The motivation behind the Indiana right-to-work law undoubtedly stemmed from several factors. On the one hand, it is likely to weaken the power of unions in Indiana as a result of the inevitable loss of members and their dues. Equally, if not more significant, Indiana can now point to the new law when it competes against other states in attracting new business. As a right-to-work state, Indiana will be viewed more favorably to prospective new employers, particularly compared to other states in the industrial Midwest and Northeast, which do not have (and are not likely to enact anytime soon) similar laws. Indiana’s image as a pro-business environment is thus likely to be enhanced. In this regard, it is probably not a coincidence that the Indiana legislature passed the law on the eve of the Super Bowl when the state will be in the national spotlight.
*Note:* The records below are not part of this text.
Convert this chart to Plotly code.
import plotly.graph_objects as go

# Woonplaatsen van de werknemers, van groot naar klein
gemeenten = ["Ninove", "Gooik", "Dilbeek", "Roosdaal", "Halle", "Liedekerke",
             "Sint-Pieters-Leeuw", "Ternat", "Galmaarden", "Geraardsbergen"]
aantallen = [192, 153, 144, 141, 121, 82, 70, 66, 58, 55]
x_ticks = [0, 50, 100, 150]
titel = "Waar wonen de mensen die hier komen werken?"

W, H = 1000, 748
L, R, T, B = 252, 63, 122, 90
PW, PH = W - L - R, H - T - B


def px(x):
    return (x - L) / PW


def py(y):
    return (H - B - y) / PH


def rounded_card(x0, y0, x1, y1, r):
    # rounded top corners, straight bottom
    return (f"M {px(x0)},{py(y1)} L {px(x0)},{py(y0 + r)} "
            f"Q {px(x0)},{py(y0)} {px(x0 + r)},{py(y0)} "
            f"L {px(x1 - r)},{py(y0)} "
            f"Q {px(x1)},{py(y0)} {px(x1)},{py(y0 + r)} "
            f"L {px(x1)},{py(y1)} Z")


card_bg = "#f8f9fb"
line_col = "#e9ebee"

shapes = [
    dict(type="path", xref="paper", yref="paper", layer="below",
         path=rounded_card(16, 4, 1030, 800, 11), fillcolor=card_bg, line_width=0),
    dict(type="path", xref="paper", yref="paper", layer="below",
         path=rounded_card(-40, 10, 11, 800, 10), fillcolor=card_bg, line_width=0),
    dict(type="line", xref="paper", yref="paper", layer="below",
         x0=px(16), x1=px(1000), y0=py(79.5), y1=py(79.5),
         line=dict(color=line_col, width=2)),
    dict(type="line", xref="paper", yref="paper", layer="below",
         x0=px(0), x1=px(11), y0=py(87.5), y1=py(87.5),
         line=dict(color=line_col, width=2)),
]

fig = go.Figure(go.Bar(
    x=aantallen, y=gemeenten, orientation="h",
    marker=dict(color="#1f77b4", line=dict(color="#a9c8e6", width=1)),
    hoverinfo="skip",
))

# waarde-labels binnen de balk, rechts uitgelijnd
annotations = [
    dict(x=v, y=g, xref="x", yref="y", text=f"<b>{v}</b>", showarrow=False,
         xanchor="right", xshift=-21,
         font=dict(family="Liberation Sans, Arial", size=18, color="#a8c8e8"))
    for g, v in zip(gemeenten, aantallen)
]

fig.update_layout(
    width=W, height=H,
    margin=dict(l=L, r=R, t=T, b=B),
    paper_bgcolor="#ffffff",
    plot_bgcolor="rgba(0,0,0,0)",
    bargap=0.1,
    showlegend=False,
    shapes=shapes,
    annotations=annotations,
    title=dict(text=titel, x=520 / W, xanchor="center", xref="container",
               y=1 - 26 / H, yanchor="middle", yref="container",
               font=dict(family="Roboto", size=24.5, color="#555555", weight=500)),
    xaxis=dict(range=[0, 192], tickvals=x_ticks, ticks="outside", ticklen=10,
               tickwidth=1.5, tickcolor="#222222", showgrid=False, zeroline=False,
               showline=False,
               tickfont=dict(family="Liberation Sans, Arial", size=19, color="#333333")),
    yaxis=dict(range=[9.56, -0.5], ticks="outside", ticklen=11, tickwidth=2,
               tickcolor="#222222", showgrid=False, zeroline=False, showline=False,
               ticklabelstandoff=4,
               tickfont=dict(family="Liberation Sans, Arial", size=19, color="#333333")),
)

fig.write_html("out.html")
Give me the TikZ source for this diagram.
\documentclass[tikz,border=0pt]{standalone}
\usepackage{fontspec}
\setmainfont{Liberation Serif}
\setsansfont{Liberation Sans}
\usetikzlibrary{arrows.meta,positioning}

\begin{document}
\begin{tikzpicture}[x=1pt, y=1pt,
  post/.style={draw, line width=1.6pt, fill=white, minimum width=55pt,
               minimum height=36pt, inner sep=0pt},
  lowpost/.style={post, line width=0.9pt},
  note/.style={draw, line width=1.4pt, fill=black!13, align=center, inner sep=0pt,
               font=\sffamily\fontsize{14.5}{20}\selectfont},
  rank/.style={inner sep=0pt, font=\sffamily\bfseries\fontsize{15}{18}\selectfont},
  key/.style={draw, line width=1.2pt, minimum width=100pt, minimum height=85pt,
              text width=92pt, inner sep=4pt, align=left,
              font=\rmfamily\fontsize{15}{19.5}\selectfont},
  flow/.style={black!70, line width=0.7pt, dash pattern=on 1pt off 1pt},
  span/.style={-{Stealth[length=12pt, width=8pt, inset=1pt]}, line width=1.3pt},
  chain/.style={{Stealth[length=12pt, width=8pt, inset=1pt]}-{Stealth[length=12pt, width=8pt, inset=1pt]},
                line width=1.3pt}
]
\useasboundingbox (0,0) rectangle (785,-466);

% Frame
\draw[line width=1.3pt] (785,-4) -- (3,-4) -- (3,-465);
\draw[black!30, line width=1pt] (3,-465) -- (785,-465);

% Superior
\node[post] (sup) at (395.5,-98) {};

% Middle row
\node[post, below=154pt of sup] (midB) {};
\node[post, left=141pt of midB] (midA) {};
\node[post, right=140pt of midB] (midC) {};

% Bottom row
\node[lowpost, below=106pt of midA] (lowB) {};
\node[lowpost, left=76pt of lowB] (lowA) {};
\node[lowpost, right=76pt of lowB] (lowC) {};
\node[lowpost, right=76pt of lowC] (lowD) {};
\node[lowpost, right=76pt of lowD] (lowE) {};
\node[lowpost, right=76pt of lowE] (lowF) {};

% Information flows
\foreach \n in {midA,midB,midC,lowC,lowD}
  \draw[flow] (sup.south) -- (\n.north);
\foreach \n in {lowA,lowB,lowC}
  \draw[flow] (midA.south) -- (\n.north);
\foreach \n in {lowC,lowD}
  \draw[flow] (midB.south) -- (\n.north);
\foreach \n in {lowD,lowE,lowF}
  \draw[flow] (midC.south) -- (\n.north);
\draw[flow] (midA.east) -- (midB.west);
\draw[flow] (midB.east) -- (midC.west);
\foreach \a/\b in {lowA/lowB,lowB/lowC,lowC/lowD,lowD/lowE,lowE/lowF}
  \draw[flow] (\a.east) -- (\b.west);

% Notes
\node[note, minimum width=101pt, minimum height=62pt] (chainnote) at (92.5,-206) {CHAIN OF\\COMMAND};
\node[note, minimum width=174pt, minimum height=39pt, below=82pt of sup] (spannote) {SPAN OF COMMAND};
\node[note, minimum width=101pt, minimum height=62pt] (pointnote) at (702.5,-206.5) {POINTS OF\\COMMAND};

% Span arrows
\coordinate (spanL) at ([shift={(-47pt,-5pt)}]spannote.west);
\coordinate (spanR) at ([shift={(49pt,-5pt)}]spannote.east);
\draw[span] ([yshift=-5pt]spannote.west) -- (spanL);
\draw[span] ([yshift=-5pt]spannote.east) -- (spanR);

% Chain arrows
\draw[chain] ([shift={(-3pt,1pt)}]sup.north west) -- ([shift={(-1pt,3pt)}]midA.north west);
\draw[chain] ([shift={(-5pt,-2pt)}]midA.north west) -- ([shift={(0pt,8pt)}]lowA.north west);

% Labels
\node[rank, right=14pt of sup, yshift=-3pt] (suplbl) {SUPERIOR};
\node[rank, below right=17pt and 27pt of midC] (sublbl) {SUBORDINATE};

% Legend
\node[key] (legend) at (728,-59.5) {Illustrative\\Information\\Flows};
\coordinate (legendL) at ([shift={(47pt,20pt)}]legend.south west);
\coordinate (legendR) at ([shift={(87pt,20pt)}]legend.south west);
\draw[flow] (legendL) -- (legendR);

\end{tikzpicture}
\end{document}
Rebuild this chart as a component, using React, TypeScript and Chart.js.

Aside from benefitting Indiana’s image as a pro-business environment, what else is significant about this development? First, it represents another serious setback to organized labor in general. At a time when union membership in the entire country (particularly in the private sector) is at an all-time low, this is yet one more blow to the image of unions as an economic and political force. To the extent other states feel compelled to enact similar measures, organized labor could suffer more setbacks. It also comes at a time when organized labor and its supporters have been under pressure from several fronts. Last year, the NLRB faced major criticism for its efforts to challenge Boeing’s decision to locate work in the generally nonunion environment of South Carolina (also a right to work state) instead of locating that work in its unionized facilities in the state of Washington. In addition, President Obama has struggled to win approval of his nominees to the NLRB. In the states of Wisconsin and Ohio, collective bargaining has been the subject of major confrontations. Significantly, however, at least on the state level, the confrontations to date have involved collective bargaining rights of only public sector employees. The Indiana right-to-work law is the first state effort to directly impact the role of unions in the private sector.

What happens next? No one can predict the impact of Indiana’s right-to-work law on union membership in the state or the time it will take to occur. In all likelihood, the impact on Indiana employees covered by existing union contracts will occur gradually since the law only applies to union contracts entered into after March 14, 2012. On the other hand, should Indiana’s action succeed in attracting new business, it is likely other states will begin to debate whether they must take similar steps. Similar bills have already been introduced in Maryland, Missouri, New Hampshire, New Jersey and West Virginia. In response, organized labor in those states will inevitably respond by vigorously defending their status. In this election year, in which the political discourse at all levels is going to be spirited to say the least, it is fair to say the debate over right-to-work laws, both as a reflection of labor/management tensions and as part of the competition of states to attract new business, will be well worth following.